#### Information supplied
__________
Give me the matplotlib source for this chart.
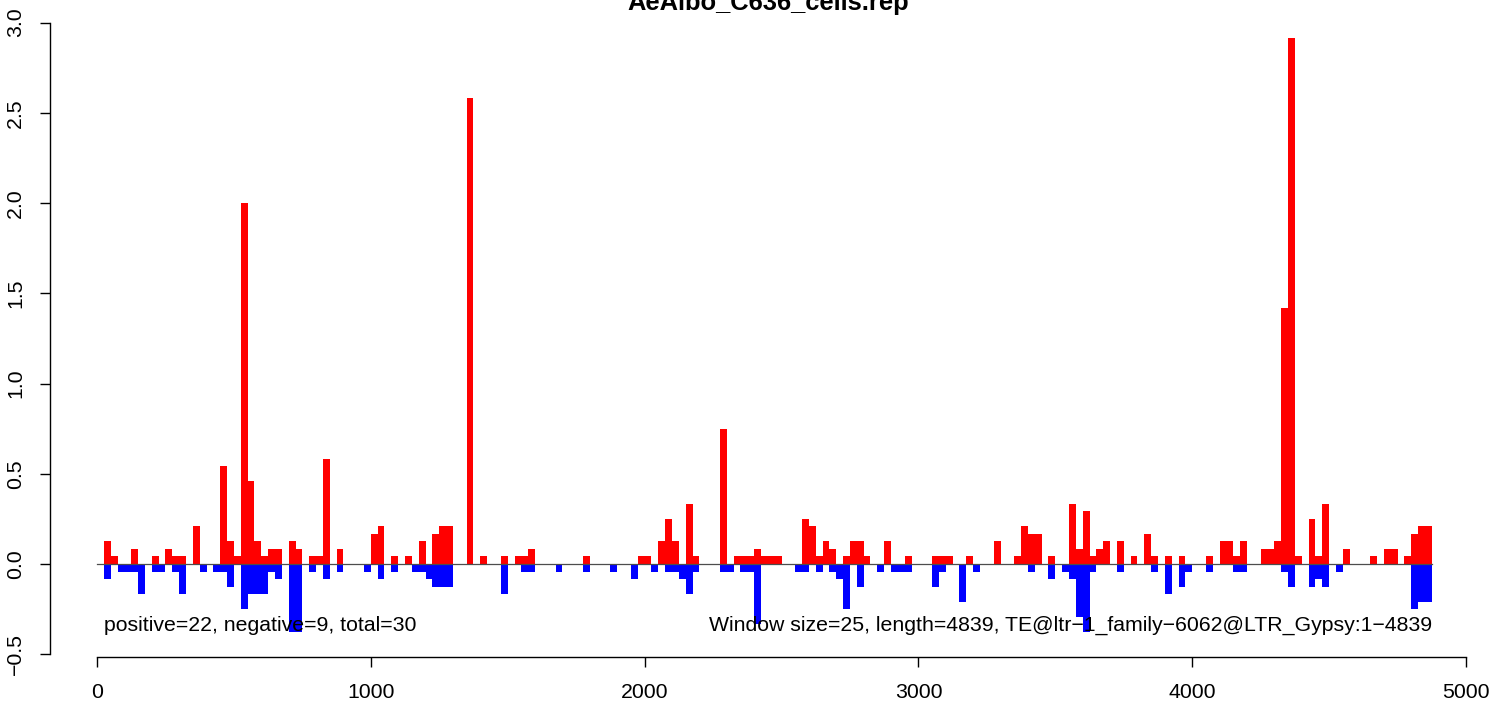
import numpy as np
import matplotlib
matplotlib.use("Agg")
import matplotlib.pyplot as plt

plt.rcParams['font.family'] = ['Liberation Sans', 'DejaVu Sans']

title = "AeAlbo_C636_cells.rep"
window = 25
unit = 1.0 / 24.0

# window index (start = index * window)
win_index = list(range(1, 195))

# positive strand values (in units of 1/24), windows 1..194
pos_units = [
    3, 1, 0, 0, 2, 0, 0, 1, 0, 2,
    1, 1, 0, 5, 0, 0, 0, 13, 3, 1,
    48, 11, 3, 1, 2, 2, 0, 3, 2, 0,
    1, 1, 14, 0, 2, 0, 0, 0, 0, 4,
    5, 0, 1, 0, 1, 0, 3, 0, 4, 5,
    5, 0, 0, 62, 0, 1, 0, 0, 1, 0,
    1, 1, 2, 0, 0, 0, 0, 0, 0, 0,
    1, 0, 0, 0, 0, 0, 0, 0, 1, 1,
    0, 3, 6, 3, 0, 8, 1, 0, 0, 0,
    18, 0, 1, 1, 1, 2, 1, 1, 1, 0,
    0, 0, 6, 5, 1, 3, 2, 0, 1, 3,
    3, 1, 0, 0, 3, 0, 0, 1, 0, 0,
    0, 1, 1, 1, 0, 0, 1, 0, 0, 0,
    3, 0, 0, 1, 5, 4, 4, 0, 1, 0,
    0, 8, 2, 7, 1, 2, 3, 0, 3, 0,
    1, 0, 4, 1, 0, 1, 0, 1, 0, 0,
    0, 1, 0, 3, 3, 1, 3, 0, 0, 2,
    2, 3, 34, 70, 1, 0, 6, 1, 8, 0,
    0, 2, 0, 0, 0, 1, 0, 2, 2, 0,
    1, 4, 5, 5,
]

# negative strand values (in units of 1/24, plotted downward)
neg_units = [
    2, 0, 1, 1, 1, 4, 0, 1, 1, 0,
    1, 4, 0, 0, 1, 0, 1, 1, 3, 0,
    6, 4, 4, 4, 1, 2, 0, 9, 9, 0,
    1, 0, 2, 0, 1, 0, 0, 0, 1, 0,
    2, 0, 1, 0, 0, 1, 1, 2, 3, 3,
    3, 0, 0, 0, 0, 0, 0, 0, 4, 0,
    0, 1, 1, 0, 0, 0, 1, 0, 0, 0,
    1, 0, 0, 0, 1, 0, 0, 2, 0, 0,
    1, 0, 1, 1, 2, 4, 1, 0, 0, 0,
    1, 1, 0, 1, 1, 8, 0, 0, 0, 0,
    0, 1, 1, 0, 1, 0, 1, 2, 6, 0,
    3, 0, 0, 1, 0, 1, 1, 1, 0, 0,
    0, 3, 1, 0, 0, 5, 0, 1, 0, 0,
    0, 0, 0, 0, 0, 1, 0, 0, 2, 0,
    1, 2, 7, 9, 1, 0, 0, 0, 1, 0,
    0, 0, 0, 1, 0, 4, 0, 3, 1, 0,
    0, 1, 0, 0, 0, 1, 1, 0, 0, 0,
    0, 0, 1, 3, 0, 0, 3, 2, 3, 0,
    1, 0, 0, 0, 0, 0, 0, 0, 0, 0,
    0, 6, 5, 5,
]

x_ticks = [0, 1000, 2000, 3000, 4000, 5000]
y_ticks = [-0.5, 0.0, 0.5, 1.0, 1.5, 2.0, 2.5, 3.0]
left_text = "positive=22, negative=9, total=30"
right_text = "Window size=25, length=4839, TE@ltr\u22121_family\u22126062@LTR_Gypsy:1\u22124839"

starts = np.array(win_index) * window
pos_vals = np.array(pos_units) * unit
neg_vals = -np.array(neg_units) * unit

W, H = 1495, 707
fig = plt.figure(figsize=(W / 100, H / 100), dpi=100)
L, R, T, B = 50, 1475, 15, 657
ax = fig.add_axes([L / W, (H - B) / H, (R - L) / W, (B - T) / H])

px_per_x = (1466 - 97) / 5000.0
px_per_y = 180.5
ax.set_xlim((L - 97) / px_per_x, (R - 97) / px_per_x)
ax.set_ylim((564 - B) / px_per_y, (564 - T) / px_per_y)

ax.bar(starts, pos_vals, width=window, align='edge', color='#FF0000', linewidth=0)
ax.bar(starts, neg_vals, width=window, align='edge', color='#0000FF', linewidth=0)
ax.plot([0, starts[-1] + window], [0, 0], color='#4D4D4D', lw=0.9, zorder=5)

for s in ['top', 'right']:
    ax.spines[s].set_visible(False)
ax.spines['left'].set_bounds(y_ticks[0], y_ticks[-1])
ax.spines['bottom'].set_bounds(x_ticks[0], x_ticks[-1])
for s in ['left', 'bottom']:
    ax.spines[s].set_linewidth(1.0)
    ax.spines[s].set_color('black')

FS = 15.3
ax.set_xticks(x_ticks)
ax.set_xticklabels([str(v) for v in x_ticks])
ax.set_yticks(y_ticks)
ax.set_yticklabels(["\u22120.5" if v < 0 else f"{v:.1f}" for v in y_ticks],
                   rotation=90, va='center')
ax.tick_params(axis='both', length=7, width=1.0, labelsize=FS, colors='black')
ax.tick_params(axis='x', pad=12)
ax.tick_params(axis='y', pad=11)

ax.text(25, -0.338, left_text, ha='left', va='center', fontsize=FS)
ax.text(4875, -0.338, right_text, ha='right', va='center', fontsize=FS)

fig.text(768 / W, 1 - 10 / H, title, ha='center', va='baseline',
         fontsize=18.4, fontweight='bold')

fig.savefig("out.png", dpi=100)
__________
From the listing, extract all text exactly as given and drop any picture.

Give me the matplotlib source for this chart.
import numpy as np
import matplotlib
matplotlib.use("Agg")
import matplotlib.pyplot as plt

plt.rcParams['font.family'] = ['Liberation Sans', 'DejaVu Sans']

title = "AeAlbo_C636_cells.rep"
window = 25
unit = 1.0 / 24.0

# window index (start = index * window)
win_index = list(range(1, 195))

# positive strand values (in units of 1/24), windows 1..194
pos_units = [
    3, 1, 0, 0, 2, 0, 0, 1, 0, 2,
    1, 1, 0, 5, 0, 0, 0, 13, 3, 1,
    48, 11, 3, 1, 2, 2, 0, 3, 2, 0,
    1, 1, 14, 0, 2, 0, 0, 0, 0, 4,
    5, 0, 1, 0, 1, 0, 3, 0, 4, 5,
    5, 0, 0, 62, 0, 1, 0, 0, 1, 0,
    1, 1, 2, 0, 0, 0, 0, 0, 0, 0,
    1, 0, 0, 0, 0, 0, 0, 0, 1, 1,
    0, 3, 6, 3, 0, 8, 1, 0, 0, 0,
    18, 0, 1, 1, 1, 2, 1, 1, 1, 0,
    0, 0, 6, 5, 1, 3, 2, 0, 1, 3,
    3, 1, 0, 0, 3, 0, 0, 1, 0, 0,
    0, 1, 1, 1, 0, 0, 1, 0, 0, 0,
    3, 0, 0, 1, 5, 4, 4, 0, 1, 0,
    0, 8, 2, 7, 1, 2, 3, 0, 3, 0,
    1, 0, 4, 1, 0, 1, 0, 1, 0, 0,
    0, 1, 0, 3, 3, 1, 3, 0, 0, 2,
    2, 3, 34, 70, 1, 0, 6, 1, 8, 0,
    0, 2, 0, 0, 0, 1, 0, 2, 2, 0,
    1, 4, 5, 5,
]

# negative strand values (in units of 1/24, plotted downward)
neg_units = [
    2, 0, 1, 1, 1, 4, 0, 1, 1, 0,
    1, 4, 0, 0, 1, 0, 1, 1, 3, 0,
    6, 4, 4, 4, 1, 2, 0, 9, 9, 0,
    1, 0, 2, 0, 1, 0, 0, 0, 1, 0,
    2, 0, 1, 0, 0, 1, 1, 2, 3, 3,
    3, 0, 0, 0, 0, 0, 0, 0, 4, 0,
    0, 1, 1, 0, 0, 0, 1, 0, 0, 0,
    1, 0, 0, 0, 1, 0, 0, 2, 0, 0,
    1, 0, 1, 1, 2, 4, 1, 0, 0, 0,
    1, 1, 0, 1, 1, 8, 0, 0, 0, 0,
    0, 1, 1, 0, 1, 0, 1, 2, 6, 0,
    3, 0, 0, 1, 0, 1, 1, 1, 0, 0,
    0, 3, 1, 0, 0, 5, 0, 1, 0, 0,
    0, 0, 0, 0, 0, 1, 0, 0, 2, 0,
    1, 2, 7, 9, 1, 0, 0, 0, 1, 0,
    0, 0, 0, 1, 0, 4, 0, 3, 1, 0,
    0, 1, 0, 0, 0, 1, 1, 0, 0, 0,
    0, 0, 1, 3, 0, 0, 3, 2, 3, 0,
    1, 0, 0, 0, 0, 0, 0, 0, 0, 0,
    0, 6, 5, 5,
]

x_ticks = [0, 1000, 2000, 3000, 4000, 5000]
y_ticks = [-0.5, 0.0, 0.5, 1.0, 1.5, 2.0, 2.5, 3.0]
left_text = "positive=22, negative=9, total=30"
right_text = "Window size=25, length=4839, TE@ltr\u22121_family\u22126062@LTR_Gypsy:1\u22124839"

starts = np.array(win_index) * window
pos_vals = np.array(pos_units) * unit
neg_vals = -np.array(neg_units) * unit

W, H = 1495, 707
fig = plt.figure(figsize=(W / 100, H / 100), dpi=100)
L, R, T, B = 50, 1475, 15, 657
ax = fig.add_axes([L / W, (H - B) / H, (R - L) / W, (B - T) / H])

px_per_x = (1466 - 97) / 5000.0
px_per_y = 180.5
ax.set_xlim((L - 97) / px_per_x, (R - 97) / px_per_x)
ax.set_ylim((564 - B) / px_per_y, (564 - T) / px_per_y)

ax.bar(starts, pos_vals, width=window, align='edge', color='#FF0000', linewidth=0)
ax.bar(starts, neg_vals, width=window, align='edge', color='#0000FF', linewidth=0)
ax.plot([0, starts[-1] + window], [0, 0], color='#4D4D4D', lw=0.9, zorder=5)

for s in ['top', 'right']:
    ax.spines[s].set_visible(False)
ax.spines['left'].set_bounds(y_ticks[0], y_ticks[-1])
ax.spines['bottom'].set_bounds(x_ticks[0], x_ticks[-1])
for s in ['left', 'bottom']:
    ax.spines[s].set_linewidth(1.0)
    ax.spines[s].set_color('black')

FS = 15.3
ax.set_xticks(x_ticks)
ax.set_xticklabels([str(v) for v in x_ticks])
ax.set_yticks(y_ticks)
ax.set_yticklabels(["\u22120.5" if v < 0 else f"{v:.1f}" for v in y_ticks],
                   rotation=90, va='center')
ax.tick_params(axis='both', length=7, width=1.0, labelsize=FS, colors='black')
ax.tick_params(axis='x', pad=12)
ax.tick_params(axis='y', pad=11)

ax.text(25, -0.338, left_text, ha='left', va='center', fontsize=FS)
ax.text(4875, -0.338, right_text, ha='right', va='center', fontsize=FS)

fig.text(768 / W, 1 - 10 / H, title, ha='center', va='baseline',
         fontsize=18.4, fontweight='bold')

fig.savefig("out.png", dpi=100)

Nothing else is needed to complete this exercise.